[PATCH v2 00/26] dm: Change the way sequence numbers are implemented

Simon Glass sjg at chromium.org
Sat Dec 12 16:39:58 CET 2020


Hi Michael,

On Fri, 11 Dec 2020 at 01:55, Michael Walle <michael at walle.cc> wrote:
>
> Hi Simon,
>
> Am 2020-12-11 02:31, schrieb Simon Glass:
> > At present each device has two sequence numbers, with 'req_seq' being
> > set up at bind time and 'seq' at probe time. The idea is that devices
> > can 'request' a sequence number and then the conflicts are resolved
> > when
> > the device is probed.
> >
> > This makes things complicated in a few cases, since we don't really
> > know
> > (at bind time) what the sequence number will end up being. We want to
> > honour the bind-time requests if at all possible, but in fact the only
> > source of these at present is the devicetree aliases.
> >
> > Apart from the obvious need for sequence numbers to supports U-Boot's
> > numbering on devices on the command line, the current scheme was
> > designed to:
> >
> > - avoid calculating the sequence number until it is needed, to save
> >   execution time
> > - allow multiple devices to obtain a particular sequence number as they
> >   are probed and removed
> > - retain a record of the 'requested' sequence number even if it turns
> > out
> >   that a device could not get it (to allow debugging and retrying)
> >
> > After some years using the current scheme it seems on balance that
> > these
> > goals don't have as much merit as first thought.
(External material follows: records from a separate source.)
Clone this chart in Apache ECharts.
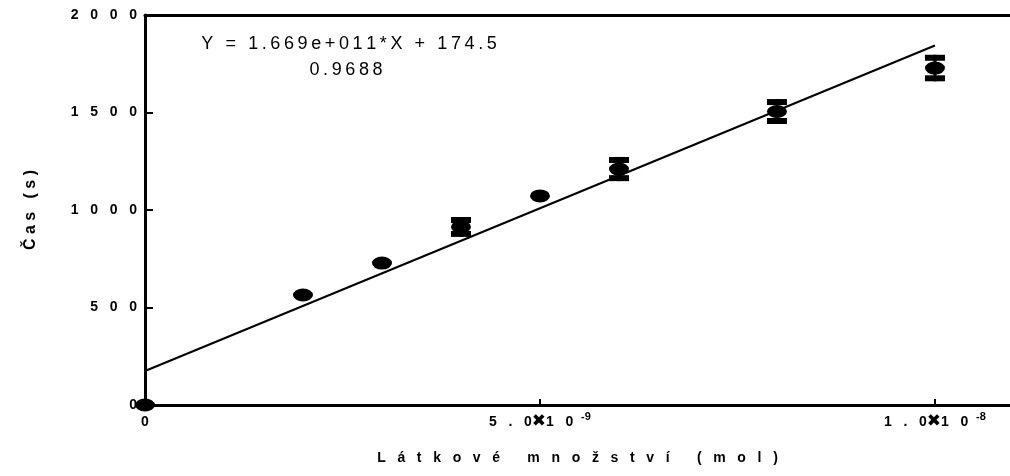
<!DOCTYPE html>
<html>
<head>
<meta charset="utf-8">
<script src="https://cdn.jsdelivr.net/npm/echarts@6/dist/echarts.min.js"></script>
<style>
  html, body { margin: 0; padding: 0; background: #fff; }
  #chart { width: 1010px; height: 476px; }
</style>
</head>
<body>
<div id="chart"></div>
<script>
// Amount of substance for each measurement (mol)
const amounts = [0, 2e-9, 3e-9, 4e-9, 5e-9, 6e-9, 8e-9, 1e-8];
// Mean time (s)
const times = [0, 564, 728, 913, 1072, 1210, 1505, 1728];
// Error half-width (s); 0 where the bar hides behind the marker
const errors = [0, 0, 0, 51, 0, 62, 64, 68];

// Linear fit
const fitSlope = 1.669e11;
const fitIntercept = 174.5;
const fitR2 = '0.9688';
const fitRange = [0, 1e-8];

// Axis ticks
const xTicks = [0, 5e-9, 1e-8];
const yTicks = [0, 500, 1000, 1500, 2000];

const xTitle = 'Látkové množství (mol)';
const yTitle = 'Čas (s)';

const FONT = 'Liberation Sans, Arial, sans-serif';

// Tracked lettering: spread the characters of a label apart
const track = (s, gap) => Array.from(String(s)).join(gap);

// GraphPad-style exponent: 1.669e+011
const sciText = v => {
  const [m, e] = v.toExponential(3).split('e');
  const sign = e[0];
  const digits = e.slice(1).padStart(3, '0');
  return m + 'e' + sign + digits;
};

const equation = 'Y = ' + sciText(fitSlope) + '*X + ' + fitIntercept;

const pointData = amounts.map((x, i) => [x, times[i]]);
const errorData = amounts
  .map((x, i) => [x, times[i] - errors[i], times[i] + errors[i], errors[i]])
  .filter(d => d[3] > 0);
const fitData = fitRange.map(x => [x, fitSlope * x + fitIntercept]);

const isTick = v => xTicks.some(t => Math.abs(t - v) < 1e-13);

const xLabel = v => {
  if (!isTick(v)) return '';
  if (Math.abs(v) < 1e-15) return '{n|0}';
  const e = Math.floor(Math.log10(v) + 1e-9);
  const m = (v / Math.pow(10, e)).toFixed(1);
  return '{n|' + track(m, '   ') + '}{x|\u2716}{n|' + track('10', '   ') + '  }{s|' + e + '}';
};

const chart = echarts.init(document.getElementById('chart'), null, { renderer: 'canvas' });

chart.setOption({
  animation: false,
  backgroundColor: '#fff',
  grid: { left: 145, top: 15, width: 865, height: 390, containLabel: false },
  xAxis: [{
    type: 'value',
    min: 0,
    max: 1.095e-8,
    interval: 5e-9,
    position: 'bottom',
    axisLine: { show: true, onZero: false, lineStyle: { color: '#000', width: 3 } },
    axisTick: { show: true, inside: true, length: 6, lineStyle: { color: '#000', width: 2 } },
    splitLine: { show: false },
    axisLabel: {
      margin: 6,
      showMaxLabel: false,
      formatter: xLabel,
      rich: {
        n: { fontFamily: FONT, fontWeight: 'bold', fontSize: 14, color: '#000', lineHeight: 22 },
        x: { fontFamily: 'DejaVu Sans', fontSize: 17, color: '#000', lineHeight: 22 },
        s: { fontFamily: FONT, fontWeight: 'bold', fontSize: 11, color: '#000', lineHeight: 11, verticalAlign: 'top' }
      }
    },
    name: track(xTitle, '   '),
    nameLocation: 'middle',
    nameGap: 46,
    nameTextStyle: { fontFamily: FONT, fontWeight: 'bold', fontSize: 14, color: '#000' }
  }, {
    type: 'value',
    min: 0,
    max: 1.095e-8,
    position: 'top',
    axisLine: { show: true, onZero: false, lineStyle: { color: '#000', width: 3 } },
    axisTick: { show: false },
    axisLabel: { show: false },
    splitLine: { show: false }
  }],
  yAxis: {
    type: 'value',
    min: yTicks[0],
    max: yTicks[yTicks.length - 1],
    interval: yTicks[1] - yTicks[0],
    axisLine: { show: true, onZero: false, lineStyle: { color: '#000', width: 3 } },
    axisTick: { show: true, inside: true, length: 8, lineStyle: { color: '#000', width: 2 } },
    splitLine: { show: false },
    axisLabel: {
      margin: 8,
      formatter: v => track(v, '   '),
      fontFamily: FONT,
      fontWeight: 'bold',
      fontSize: 14,
      color: '#000'
    },
    name: track(yTitle, ' '),
    nameLocation: 'middle',
    nameGap: 106,
    nameTextStyle: { fontFamily: FONT, fontWeight: 'bold', fontSize: 16, color: '#000' }
  },
  series: [
    {
      name: 'fit',
      type: 'line',
      data: fitData,
      showSymbol: false,
      symbol: 'none',
      lineStyle: { color: '#000', width: 2 },
      z: 2
    },
    {
      name: 'error',
      type: 'custom',
      data: errorData,
      clip: false,
      z: 3,
      renderItem: (params, api) => {
        const x = api.value(0);
        const lo = api.coord([x, api.value(1)]);
        const hi = api.coord([x, api.value(2)]);
        const capW = 20, capH = 6;
        return {
          type: 'group',
          children: [
            { type: 'line', shape: { x1: lo[0], y1: lo[1], x2: hi[0], y2: hi[1] }, style: { stroke: '#000', lineWidth: 3 } },
            { type: 'rect', shape: { x: hi[0] - capW / 2, y: hi[1], width: capW, height: capH }, style: { fill: '#000' } },
            { type: 'rect', shape: { x: lo[0] - capW / 2, y: lo[1] - capH, width: capW, height: capH }, style: { fill: '#000' } }
          ]
        };
      }
    },
    {
      name: 'mean',
      type: 'scatter',
      data: pointData,
      symbol: 'circle',
      symbolSize: [20, 13],
      clip: false,
      itemStyle: { color: '#000', opacity: 1 },
      z: 4
    }
  ],
  graphic: [
    {
      type: 'text',
      x: 349,
      y: 44,
      style: {
        text: track(equation, '\u2009'),
        fontFamily: FONT,
        fontSize: 18,
        fill: '#000',
        align: 'center',
        verticalAlign: 'middle'
      }
    },
    {
      type: 'text',
      x: 346,
      y: 70,
      style: {
        text: track(fitR2, '\u2009'),
        fontFamily: FONT,
        fontSize: 18,
        fill: '#000',
        align: 'center',
        verticalAlign: 'middle'
      }
    }
  ]
});
</script>
</body>
</html>
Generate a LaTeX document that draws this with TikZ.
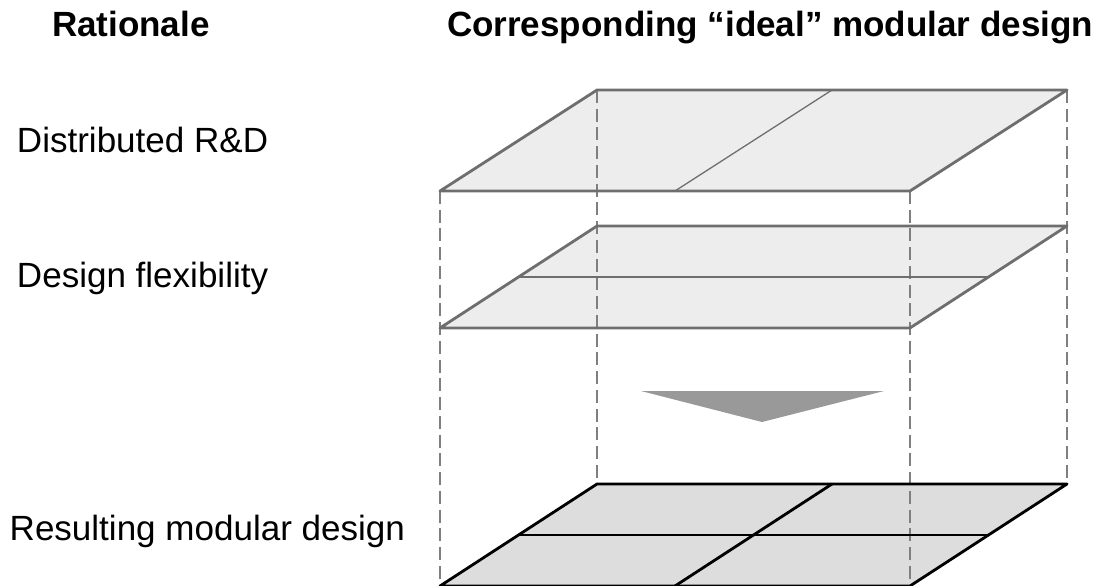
\documentclass[tikz,border=0pt]{standalone}
\usepackage{fontspec}
\setmainfont{Liberation Sans}
\usetikzlibrary{calc}
\definecolor{plane-edge}{HTML}{6E6E6E}
\definecolor{plane-fill}{HTML}{EDEDED}
\definecolor{base-fill}{HTML}{DDDDDD}
\definecolor{guide-gray}{HTML}{7F7F7F}
\definecolor{arrow-gray}{HTML}{999999}

\begin{document}
\begin{tikzpicture}[x=0.03cm, y=-0.03cm,
        every node/.style={inner sep=0pt, outer sep=0pt},
        head/.style={font=\fontsize{29.9}{34}\selectfont\bfseries, anchor=base west},
        rowlabel/.style={font=\fontsize{29.9}{34}\selectfont},
        planeedge/.style={draw=plane-edge, line width=2.4pt, line join=round},
        divider/.style={draw=plane-edge, line width=1.1pt},
        baseedge/.style={draw=black, line width=2.4pt, line join=round},
        guide/.style={draw=guide-gray, line width=1.1pt, dash pattern=on 11pt off 5pt}]
      \useasboundingbox (0,0) rectangle (1108,586);
      % headings
      \node[head] (RAT) at (52,36.7) {Rationale};
      \node[head] (IDEAL) at (447,36) {Corresponding “ideal” modular design};
      % rationale labels
      \node[rowlabel, anchor=base west] (RD) at (17,152) {Distributed R\&D};
      \node[rowlabel, anchor=base west] (FLEX) at (17,287) {Design flexibility};
      \node[rowlabel, anchor=base east] (RES) at (405,540) {Resulting modular design};
      % plane corners
      \coordinate (TFL) at (440,191);  \coordinate (TFR) at (910,191);
      \coordinate (TBR) at (1067,90);  \coordinate (TBL) at (597,90);
      \coordinate (MFL) at (440,328);  \coordinate (MFR) at (910,328);
      \coordinate (MBR) at (1067,226); \coordinate (MBL) at (597,226);
      \coordinate (BFL) at (440,586);  \coordinate (BFR) at (910,586);
      \coordinate (BBR) at (1067,484); \coordinate (BBL) at (597,484);
      % fills
      \fill[plane-fill] (TFL) -- (TFR) -- (TBR) -- (TBL) -- cycle;
      \fill[plane-fill] (MFL) -- (MFR) -- (MBR) -- (MBL) -- cycle;
      \fill[base-fill] (BFL) -- (BFR) -- (BBR) -- (BBL) -- cycle;
      % vertical guides
      \draw[guide] (TFL) -- (BFL);
      \draw[guide] (TFR) -- (BFR);
      \draw[guide] (TBL) -- (BBL);
      \draw[guide] (TBR) -- (BBR);
      % top plane: distributed R&D
      \draw[divider] ($(TBL)!0.5!(TBR)$) -- ($(TFL)!0.5!(TFR)$);
      \draw[planeedge] (TFL) -- (TFR) -- (TBR) -- (TBL) -- cycle;
      % middle plane: design flexibility
      \draw[divider] ($(MFL)!0.5!(MBL)$) -- ($(MFR)!0.5!(MBR)$);
      \draw[planeedge] (MFL) -- (MFR) -- (MBR) -- (MBL) -- cycle;
      % arrow head
      \coordinate (AL) at (641,391); \coordinate (AR) at (884,391);
      \coordinate (AT) at (762,422);
      \fill[arrow-gray] (AL) -- (AR) -- (AT) -- cycle;
      % bottom plane: resulting design
      \draw[baseedge] ($(BBL)!0.5!(BBR)$) -- ($(BFL)!0.5!(BFR)$);
      \draw[baseedge] ($(BFL)!0.5!(BBL)$) -- ($(BFR)!0.5!(BBR)$);
      \draw[baseedge] (BFL) -- (BFR) -- (BBR) -- (BBL) -- cycle;
    \end{tikzpicture}
\end{document}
The first point would
> > be persuasive except that we end up reading the devicetree aliases at
> > bind-time anyway. So the work of resolving the sequence numbers during
> > probing is not that great. The second point hasn't really been an
> > issue,
> > as there is typically no contention for sequence numbers (boards tend
> > to
> > allocate them statically in the devicetree). Re the third point, we can
> > often figure out what was requested by looking at aliases, and in the
> > cases where we can't, it doesn't seem to matter much.
> >
> > Since we have the devicetree available at bind time, we may as well
> > just
> > use it, in the hope that the required processing will turn out to be
> > useful later (i.e. the device actually gets used). In addition, it is
> > simpler to use a single sequence number, since it avoids confusion and
> > some extra code.
> >
> > This series moves U-Boot to use a single, bind-time sequence number.
> > All
> > uclasses assign sequence numbers to their devices, so that as soon as a
> > device is bound, it has a sequence number. If the uclass flag
> > DM_UC_FLAG_SEQ_ALIAS is enabled (as well as the CONFIG option), a
> > devicetree alias provides the number. Otherwise, the next available
> > number
> > (after the last alias and avoiding existing devices) is used.
> >
> > Apart from the simplicity gains, overall these changes seem to reduce
> > the
> > number of tweaks and workarounds needed to get the desired behaviour.
> >
> > However there will certainly be some problems created, so board
> > maintainers should test this out.
> >
> > This series is available at u-boot-dm/seq-working
> >
> > Changes in v2:
> > - Give all devices a sequence number
> > - Drop uclass_alloc_all_seqs() and GD_FLG_DM_NO_SEQ flag
> > - Drop the GD_FLG_DM_NO_SEQ flag
> > - Use the sequence number directly instead of max bus
> > - Adjust the tests to handle the new allocation scheme
> > - Drop the networking changes which are no-longer needed
> > - Update for new logic
> > - Adjust commit message
> > - Drop pointless check for max == -1
> > - Adjust the tests to handle the new allocation scheme
> > - Simplify the logic so auto_seq is positive
> > - Update the docs to indicate all devices get a sequence number
> > - Update the docs to explain how aliases reserve sequence numbers
> > - Drop commit changing efi_uc_destroy()
>
> Sequence numbers looks good, but PCI still doesnt work on my board.

Thanks for trying this out.

I suppose you have a different problem from what I found in v1. Can
you please send the output of these things before and after the
change?

dm tree
dm uc
pci
pci 1
(e.g. for other buses)
pci 0 long

Which board is it? I suppose there is a chance I have one.